Il Centro culturale protestante di Milano dà il proprio contributo, giovedì 25 settembre, alla prima edizione de Il tempo delle donne: storie, idee, azioni per partecipare al cambiamento: un progetto del Corriere della sera nato un anno fa come inchiesta sulle donne e delle donne in diversi campi (giornalismo, scienza, tecnologie, politica, cucina, arti, letteratura, lavoro, sessualità…) per raccontare la vita delle donne di oggi, ma soprattutto come vorrebbero cambiarla. Oltre cento eventi a ingresso libero fra spettacoli, dibattiti, laboratori, mostre, si terranno quindi nelle tre intense giornate (dalle dieci a mezzanotte) da venerdì 26 a domenica 28 settembre negli spazi della Triennale e del Teatro dell’Arte.

L’iniziativa organizzata dal Centro culturale protestante di via Francesco Sforza amplia nello spazio e nel tempo questa manifestazione: il giorno precedente l’apertura, infatti, alle 18, si tiene la conversazione Donne e uomini, stessi diritti nelle chiese: la voce e l’esperienza delle pastore protestanti. Portano la loro esperienza le pastore Eliana Briante (chiesa metodista di Milano), Dorothee Mack (chiesa valdese di Milano) e Lidia Maggi (chiesa battista di Varese), e Rosanna Tommasi, della comunità ecclesiale cattolica di S. Angelo, che farà il punto sulla situazione nel mondo cattolico in merito alla questione.

Per secoli le chiese cristiane hanno addotto motivazioni bibliche, teologiche e culturali contro il pastorato femminile.

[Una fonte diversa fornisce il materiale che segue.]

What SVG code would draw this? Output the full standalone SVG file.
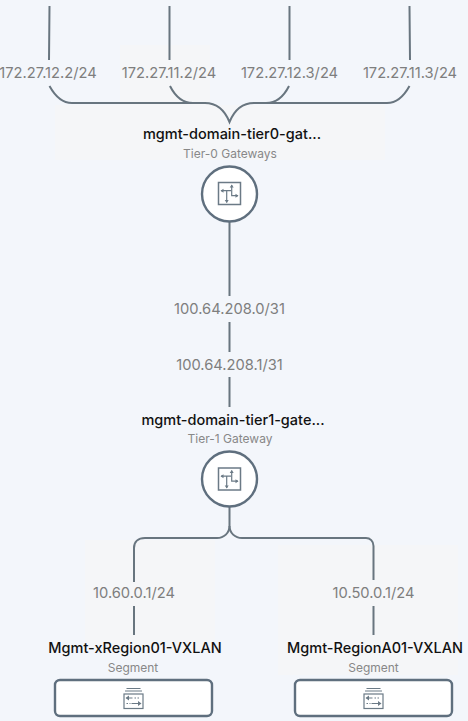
<svg xmlns="http://www.w3.org/2000/svg" width="468" height="721" viewBox="0 0 468 721">
<style>
.c{fill:none;stroke:#68757f;stroke-width:2}
.ip{font:14.700px Inter,"Liberation Sans",sans-serif;fill:#7e7e7e;text-anchor:middle}
.t{font:500 14.500px Inter,"Liberation Sans",sans-serif;fill:#111;text-anchor:middle}
.s{font:12px Inter,"Liberation Sans",sans-serif;fill:#888;text-anchor:middle}
.n{fill:#fff;stroke:#5f6f7e;stroke-width:2.4}
.i{fill:none;stroke:#6b7a86;stroke-width:1.2}
.p{fill:#f5f6f8}
</style>
<defs>
<g id="router"><rect x="-11" y="-11" width="22" height="22" class="i" style="stroke-width:1.500"/><path class="i" d="M-8.500-2.800H1.500M-2.800-2.800V9M2.200-8.500V2.200H8.500"/><path fill="#6b7a86" d="M-9-2.800l3-2v4zM2.200-9l-2 3h4zM9 2.200l-3-2v4zM-2.800 9.500l-2-3h4z"/></g>
<g id="seg"><path class="i" d="M-7-10H7M-8.500-7.500H8.500"/><rect x="-9.500" y="-4.500" width="19" height="14.500" class="i"/><path class="i" d="M-7-.5H-1M-2 5H7"/><path class="i" d="M1-.5H7M-7 5H-3" stroke-dasharray="1.500 1.500"/><path fill="#6b7a86" d="M-8-.5l3.500-2.500v5zM8 5l-3.500-2.500v5z"/></g>
</defs>
<rect width="468" height="721" fill="#f3f6fb"/>
<g id="patches">
<rect class="p" x="55" y="105" width="330" height="55"/>
<rect class="p" x="120" y="45" width="90" height="60"/>
<rect class="p" x="85" y="540" width="130" height="110"/>
<rect class="p" x="278" y="545" width="180" height="130"/>
</g>
<g id="connectors">
<path class="c" d="M49.500 6L49 60M169.500 6V60M289.500 6V60M409.500 6L410 60"/>
<path class="c" d="M49.500 86C55 96 63 103 72 103H205C217 103 225 111 229.500 122C234 111 242 103 254 103H387C396 103 404 96 409.500 86"/>
<path class="c" d="M170 86C175 96 183 103 193 103H205M289 86C284 96 276 103 266 103H254"/>
<path class="c" d="M229.500 222V296M229.500 322V352M229.500 377V407"/>
<path class="c" d="M229.500 506V526C229.500 533 224 538 217 538H145C138 538 134 542 134 548V582M134 606V635"/>
<path class="c" d="M229.500 526C229.500 533 235 538 242 538H366C370 538 373.500 541 373.500 546V580M373.500 606V635"/>
</g>
<g id="ip-labels">
<text class="ip" x="48" y="78">172.27.12.2/24</text>
<text class="ip" x="169" y="78">172.27.11.2/24</text>
<text class="ip" x="289.500" y="78">172.27.12.3/24</text>
<text class="ip" x="410" y="78">172.27.11.3/24</text>
<text class="ip" x="229.500" y="314">100.64.208.0/31</text>
<text class="ip" x="229.500" y="370">100.64.208.1/31</text>
<text class="ip" x="134" y="598">10.60.0.1/24</text>
<text class="ip" x="373.500" y="598">10.50.0.1/24</text>
</g>
<g id="tier0">
<text class="t" x="232" y="139">mgmt-domain-tier0-gat...</text>
<text class="s" x="230" y="158">Tier-0 Gateways</text>
<circle class="n" cx="229.500" cy="194" r="27.500"/>
<use href="#router" x="229.500" y="193.500"/>
</g>
<g id="tier1">
<text class="t" x="233" y="425">mgmt-domain-tier1-gate...</text>
<text class="s" x="230" y="443">Tier-1 Gateway</text>
<circle class="n" cx="229.500" cy="479" r="27.500"/>
<use href="#router" x="229.500" y="479"/>
</g>
<g id="segment-x">
<text class="t" x="135" y="653">Mgmt-xRegion01-VXLAN</text>
<text class="s" x="133" y="672">Segment</text>
<rect class="n" x="55" y="680" width="157" height="36" rx="5"/>
<use href="#seg" x="133.500" y="698.500"/>
</g>
<g id="segment-a">
<text class="t" x="375" y="653">Mgmt-RegionA01-VXLAN</text>
<text class="s" x="373.500" y="672">Segment</text>
<rect class="n" x="295" y="680" width="157" height="36" rx="5"/>
<use href="#seg" x="373.500" y="698.500"/>
</g>
</svg>
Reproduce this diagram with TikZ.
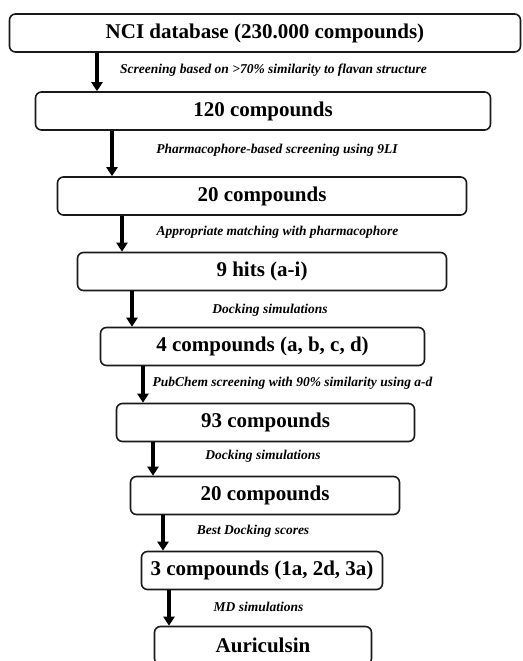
\documentclass[tikz,border=0pt]{standalone}
\usepackage{fontspec}
\setmainfont{Liberation Serif}
\usetikzlibrary{arrows.meta}

\begin{document}
\begin{tikzpicture}[x=1pt,y=-1pt,
  stage/.style={draw=black!90,line width=1.6pt,rounded corners=6pt,inner sep=0pt,
    minimum height=38pt,font=\fontsize{21}{24}\selectfont\bfseries},
  note/.style={inner sep=0pt,font=\fontsize{13.5}{15}\selectfont\bfseries\itshape},
  flow/.style={line width=4.5pt,-{Triangle[width=11pt,length=9pt]}}]
  \useasboundingbox (0,0) rectangle (522,661);
  % screening stages
  \node[stage,minimum width=511pt] (s1) at (265,33)    {NCI database (230.000 compounds)};
  \node[stage,minimum width=455pt] (s2) at (263,111)   {120 compounds};
  \node[stage,minimum width=409pt] (s3) at (262,196)   {20 compounds};
  \node[stage,minimum width=369pt] (s4) at (262,271.5) {9 hits (a-i)};
  \node[stage,minimum width=324pt] (s5) at (262.5,346.5) {4 compounds (a, b, c, d)};
  \node[stage,minimum width=298pt] (s6) at (265.5,422.5) {93 compounds};
  \node[stage,minimum width=269pt] (s7) at (265,495.5) {20 compounds};
  \node[stage,minimum width=241pt] (s8) at (262,570.5) {3 compounds (1a, 2d, 3a)};
  \node[stage,minimum width=217pt] (s9) at (263,645.5) {Auriculsin};
  % arrow positions
  \coordinate (a1) at (97,0);  \coordinate (a2) at (112,0);
  \coordinate (a3) at (122,0); \coordinate (a4) at (132,0);
  \coordinate (a5) at (143,0); \coordinate (a6) at (153,0);
  \coordinate (a7) at (163,0); \coordinate (a8) at (169,0);
  \draw[flow] (s1.south -| a1) -- (s2.north -| a1);
  \draw[flow] (s2.south -| a2) -- (s3.north -| a2);
  \draw[flow] (s3.south -| a3) -- (s4.north -| a3);
  \draw[flow] (s4.south -| a4) -- (s5.north -| a4);
  \draw[flow] (s5.south -| a5) -- (s6.north -| a5);
  \draw[flow] (s6.south -| a6) -- (s7.north -| a6);
  \draw[flow] (s7.south -| a7) -- (s8.north -| a7);
  \draw[flow] (s8.south -| a8) -- (s9.north -| a8);
  % step labels
  \node[note] (n1) at (273.5,70) {Screening based on >70\% similarity to flavan structure};
  \node[note] (n2) at (277,150)  {Pharmacophore-based screening using 9LI};
  \node[note] (n3) at (277.5,232) {Appropriate matching with pharmacophore};
  \node[note] (n4) at (270,310)  {Docking simulations};
  \node[note] (n5) at (292.5,383) {PubChem screening with 90\% similarity using a-d};
  \node[note] (n6) at (263,456)  {Docking simulations};
  \node[note] (n7) at (253,531)  {Best Docking scores};
  \node[note] (n8) at (258.5,607) {MD simulations};
\end{tikzpicture}
\end{document}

In realtà, le donne hanno sempre cercato (e trovato) modi alternativi per rispondere alla loro vocazione, diventando portatrici di rinnovamento, sostenendo le attività delle chiese, promuovendo riforme sociali, diventando missionarie…

La svolta rappresentata dall’apertura del ministero pastorale alle donne nelle chiese protestanti ha posto numerosi interrogativi, tanto che, dice la pastora Briante, il pastorato femminile «può essere vissuto come un arricchimento o come una ferita a seconda dei contesti in cui ci si trova ad operare». Ancora oggi, infatti, una pastora deve affrontare vari atteggiamenti e retaggi culturali “problematici”, non soltanto nel pubblico non protestante, ma all’interno delle chiese stesse. «Capita ad esempio che una persona anziana, al termine di una visita, mi ringrazi e dica sarebbe bello se venisse una volta anche il pastore… C’è chi sottolinea l’empatia, la capacità di ascoltare, per altri però la cura della famiglia e dei figli è un impedimento al pieno servizio… anche se non mi sembra che le donne lavorino meno degli uomini…», commenta la pastora Mack.

Il tema dei diritti assume quindi un significato particolare: non si tratta soltanto di sancire a livello teorico una parità (di trattamento giuridico, economico, umano), ma di tradurre tali diritti nella pratica quotidiana, nella mentalità. Osserva ancora Mack: «Se in una chiesa locale ci sono due posti pastorali entrambi occupati da donne, appare anomalo: non accade lo stesso se ci sono due uomini… In Germania un professore di teologia ha persino cominciato a parlare di una pericolosa femminizzazione del pastorato, perché il 30% dei pastori sono donne e nelle Facoltà di teologia ormai è stato superato il 50%…».

Ricordando la propria esperienza in Baviera, Briante ricorda: «Mi sono accorta che anche lì non è tutto facile. Ero molto spesso “solo” la moglie del pastore. All’interno delle nostre chiese ho l’impressione che tutto sommato la situazione sia meno complessa perché la decisione sul pastorato femminile è stata discussa in Sinodo e nelle comunità e non calata dall’alto come in quella bavarese…».